■ Given exercise: Your task is to locate every line holding the string "this" and to copy each of them.

■ Entries supplied:
-=-=-=-=-
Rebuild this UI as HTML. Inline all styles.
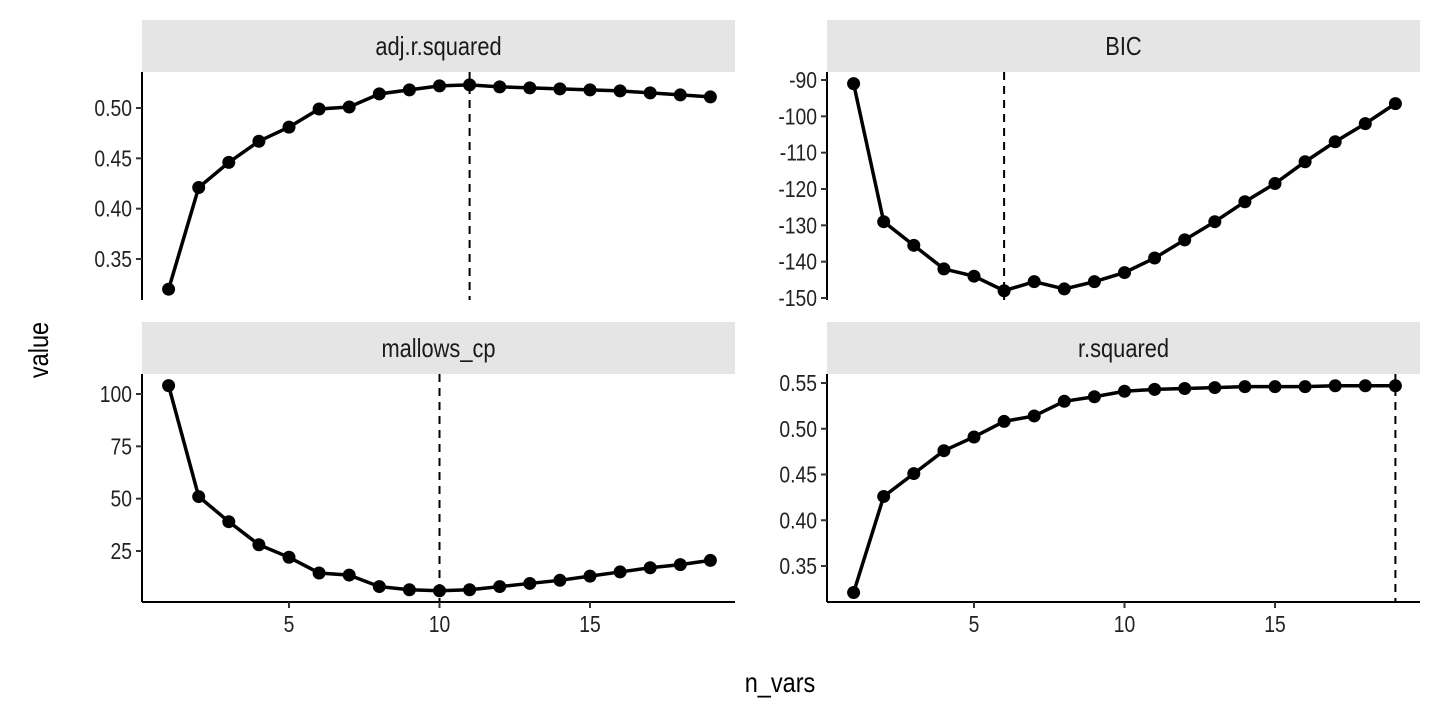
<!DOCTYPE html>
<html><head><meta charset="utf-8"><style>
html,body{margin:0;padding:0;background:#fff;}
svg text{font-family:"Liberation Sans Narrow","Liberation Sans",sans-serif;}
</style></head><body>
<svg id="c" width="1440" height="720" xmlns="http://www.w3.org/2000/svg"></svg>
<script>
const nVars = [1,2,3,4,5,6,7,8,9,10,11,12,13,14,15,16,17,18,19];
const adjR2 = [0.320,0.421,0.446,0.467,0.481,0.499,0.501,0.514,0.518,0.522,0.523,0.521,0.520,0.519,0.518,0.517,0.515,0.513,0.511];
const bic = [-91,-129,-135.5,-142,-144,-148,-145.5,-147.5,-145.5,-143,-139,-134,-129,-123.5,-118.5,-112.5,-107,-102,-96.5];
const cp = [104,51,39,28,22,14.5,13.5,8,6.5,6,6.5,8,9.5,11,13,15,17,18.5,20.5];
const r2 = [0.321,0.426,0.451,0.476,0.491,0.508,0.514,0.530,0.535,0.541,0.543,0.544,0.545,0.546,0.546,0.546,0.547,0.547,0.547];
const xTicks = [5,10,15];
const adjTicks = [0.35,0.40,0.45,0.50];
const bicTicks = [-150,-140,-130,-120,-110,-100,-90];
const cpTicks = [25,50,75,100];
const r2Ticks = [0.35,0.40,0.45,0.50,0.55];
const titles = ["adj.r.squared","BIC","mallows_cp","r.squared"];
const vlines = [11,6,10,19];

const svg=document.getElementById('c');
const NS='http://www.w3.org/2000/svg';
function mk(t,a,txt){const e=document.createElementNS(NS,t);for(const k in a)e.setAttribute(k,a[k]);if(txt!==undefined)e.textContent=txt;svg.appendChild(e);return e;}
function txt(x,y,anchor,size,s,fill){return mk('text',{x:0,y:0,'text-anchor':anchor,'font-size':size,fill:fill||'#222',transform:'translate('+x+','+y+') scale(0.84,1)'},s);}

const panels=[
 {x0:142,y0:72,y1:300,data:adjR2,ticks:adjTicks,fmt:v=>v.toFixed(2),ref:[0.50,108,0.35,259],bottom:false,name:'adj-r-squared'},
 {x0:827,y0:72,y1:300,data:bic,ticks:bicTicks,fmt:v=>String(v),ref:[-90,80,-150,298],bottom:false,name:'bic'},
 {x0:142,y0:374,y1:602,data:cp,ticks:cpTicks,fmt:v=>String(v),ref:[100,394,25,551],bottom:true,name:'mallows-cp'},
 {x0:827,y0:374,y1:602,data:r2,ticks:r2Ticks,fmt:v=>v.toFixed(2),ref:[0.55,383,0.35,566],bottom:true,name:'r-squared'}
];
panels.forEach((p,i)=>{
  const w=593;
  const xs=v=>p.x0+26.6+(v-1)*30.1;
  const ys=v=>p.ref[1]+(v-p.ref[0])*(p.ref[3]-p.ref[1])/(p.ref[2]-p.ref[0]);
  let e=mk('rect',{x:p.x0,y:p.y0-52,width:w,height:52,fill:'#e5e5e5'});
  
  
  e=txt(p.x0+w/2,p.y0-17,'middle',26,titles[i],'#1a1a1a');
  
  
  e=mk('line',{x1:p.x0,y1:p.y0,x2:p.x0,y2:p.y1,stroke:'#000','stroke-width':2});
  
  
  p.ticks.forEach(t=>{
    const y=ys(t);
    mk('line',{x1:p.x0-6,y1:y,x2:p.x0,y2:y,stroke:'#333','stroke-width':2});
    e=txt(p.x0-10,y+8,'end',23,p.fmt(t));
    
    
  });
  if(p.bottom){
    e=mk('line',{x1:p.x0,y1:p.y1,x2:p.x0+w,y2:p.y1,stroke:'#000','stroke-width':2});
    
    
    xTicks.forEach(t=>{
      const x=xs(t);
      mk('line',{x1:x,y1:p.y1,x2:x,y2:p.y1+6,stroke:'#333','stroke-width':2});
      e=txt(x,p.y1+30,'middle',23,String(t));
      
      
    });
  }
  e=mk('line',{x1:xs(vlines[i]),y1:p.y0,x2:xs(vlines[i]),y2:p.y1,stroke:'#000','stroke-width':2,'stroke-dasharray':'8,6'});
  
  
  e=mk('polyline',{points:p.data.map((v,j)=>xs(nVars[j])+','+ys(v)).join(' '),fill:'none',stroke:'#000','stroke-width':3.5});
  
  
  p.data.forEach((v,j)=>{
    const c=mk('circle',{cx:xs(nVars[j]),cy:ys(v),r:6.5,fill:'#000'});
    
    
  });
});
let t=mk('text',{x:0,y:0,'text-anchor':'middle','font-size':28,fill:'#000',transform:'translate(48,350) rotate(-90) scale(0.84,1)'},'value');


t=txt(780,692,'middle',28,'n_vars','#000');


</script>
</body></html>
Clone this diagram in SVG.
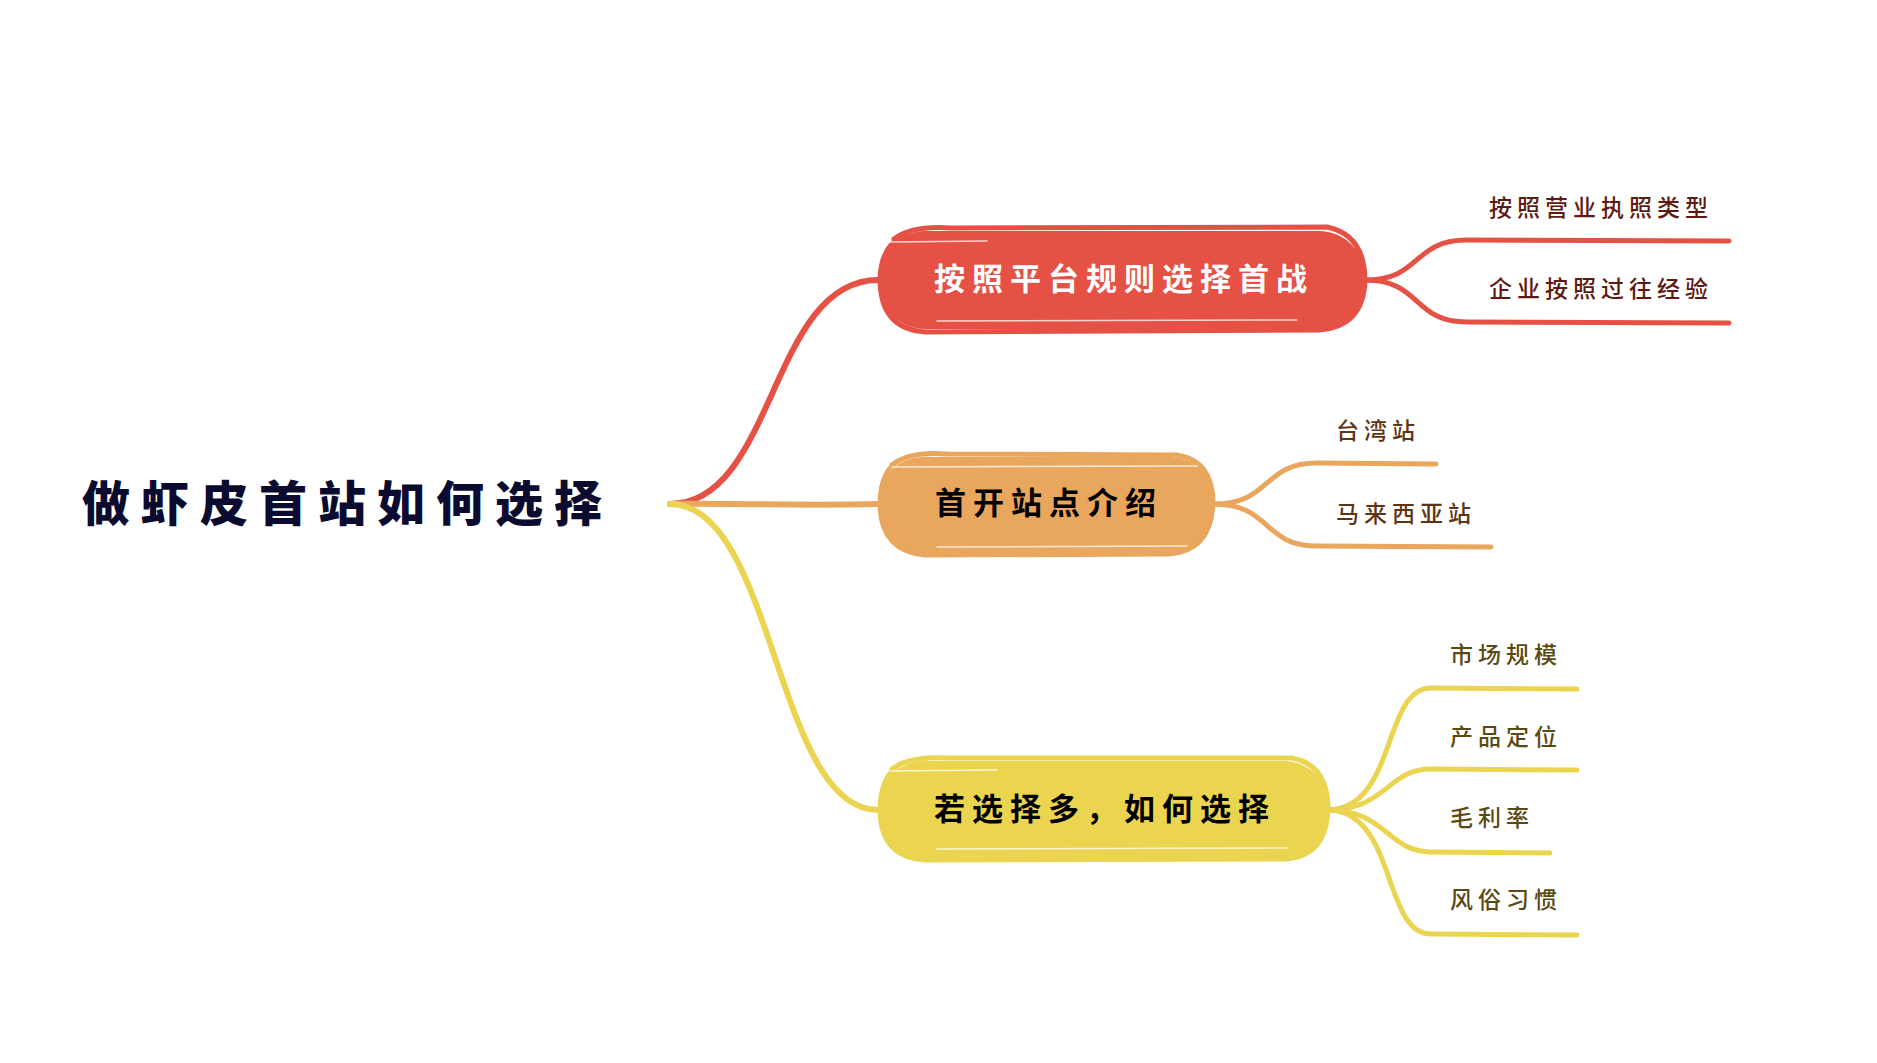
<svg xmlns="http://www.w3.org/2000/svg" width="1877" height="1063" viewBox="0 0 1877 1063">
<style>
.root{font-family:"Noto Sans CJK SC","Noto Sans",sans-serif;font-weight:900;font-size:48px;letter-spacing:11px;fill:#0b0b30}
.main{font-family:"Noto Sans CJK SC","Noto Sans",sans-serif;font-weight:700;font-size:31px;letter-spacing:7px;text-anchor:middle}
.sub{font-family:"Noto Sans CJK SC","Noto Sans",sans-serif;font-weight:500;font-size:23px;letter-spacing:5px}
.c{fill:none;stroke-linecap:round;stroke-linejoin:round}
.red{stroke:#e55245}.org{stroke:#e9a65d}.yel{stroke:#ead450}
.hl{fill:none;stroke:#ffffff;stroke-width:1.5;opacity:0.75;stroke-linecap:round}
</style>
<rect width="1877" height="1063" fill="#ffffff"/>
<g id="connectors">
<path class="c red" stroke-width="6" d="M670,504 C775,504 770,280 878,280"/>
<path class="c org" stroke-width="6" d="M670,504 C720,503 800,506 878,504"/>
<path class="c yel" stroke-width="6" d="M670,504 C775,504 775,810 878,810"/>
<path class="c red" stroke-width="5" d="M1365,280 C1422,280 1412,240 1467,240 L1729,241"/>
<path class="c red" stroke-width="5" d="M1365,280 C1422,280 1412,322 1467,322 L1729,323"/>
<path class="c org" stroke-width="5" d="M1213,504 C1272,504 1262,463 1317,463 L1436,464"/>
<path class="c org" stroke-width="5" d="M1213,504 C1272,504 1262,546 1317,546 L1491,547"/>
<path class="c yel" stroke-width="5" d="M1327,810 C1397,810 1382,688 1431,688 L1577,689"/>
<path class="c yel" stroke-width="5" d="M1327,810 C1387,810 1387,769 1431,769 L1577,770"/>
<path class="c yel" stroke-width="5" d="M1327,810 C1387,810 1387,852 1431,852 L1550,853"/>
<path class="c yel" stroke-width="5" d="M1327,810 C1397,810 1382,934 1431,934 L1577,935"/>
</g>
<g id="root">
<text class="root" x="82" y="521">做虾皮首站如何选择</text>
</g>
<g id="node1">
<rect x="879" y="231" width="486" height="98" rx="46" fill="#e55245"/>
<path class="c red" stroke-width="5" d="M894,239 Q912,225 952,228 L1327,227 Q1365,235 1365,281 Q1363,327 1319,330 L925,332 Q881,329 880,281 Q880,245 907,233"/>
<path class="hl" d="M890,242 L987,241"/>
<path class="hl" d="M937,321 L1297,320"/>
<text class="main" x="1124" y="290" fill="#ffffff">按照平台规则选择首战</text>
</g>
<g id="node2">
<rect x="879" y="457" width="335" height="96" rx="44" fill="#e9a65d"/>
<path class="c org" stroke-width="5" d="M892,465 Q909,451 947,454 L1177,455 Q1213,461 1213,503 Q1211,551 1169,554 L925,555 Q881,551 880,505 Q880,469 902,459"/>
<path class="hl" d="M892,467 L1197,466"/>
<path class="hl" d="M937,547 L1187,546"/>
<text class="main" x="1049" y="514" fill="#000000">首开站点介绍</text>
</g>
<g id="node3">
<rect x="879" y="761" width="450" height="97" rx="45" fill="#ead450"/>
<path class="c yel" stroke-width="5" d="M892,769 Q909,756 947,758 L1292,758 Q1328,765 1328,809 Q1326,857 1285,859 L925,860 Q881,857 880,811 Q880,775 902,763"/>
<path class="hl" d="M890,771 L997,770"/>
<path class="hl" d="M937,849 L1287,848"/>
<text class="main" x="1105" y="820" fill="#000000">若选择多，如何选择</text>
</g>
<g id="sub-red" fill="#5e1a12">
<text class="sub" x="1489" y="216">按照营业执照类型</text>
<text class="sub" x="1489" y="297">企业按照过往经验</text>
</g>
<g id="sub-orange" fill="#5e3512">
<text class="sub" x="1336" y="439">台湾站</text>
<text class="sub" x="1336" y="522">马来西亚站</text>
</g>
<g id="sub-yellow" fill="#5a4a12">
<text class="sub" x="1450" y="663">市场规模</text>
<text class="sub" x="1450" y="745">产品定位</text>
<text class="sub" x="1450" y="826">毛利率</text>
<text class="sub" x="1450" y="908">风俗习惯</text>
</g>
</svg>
-=-=-=-=-
■ Finished answer:
Rebuild this UI as HTML. Inline all styles.
Clone this diagram in SVG.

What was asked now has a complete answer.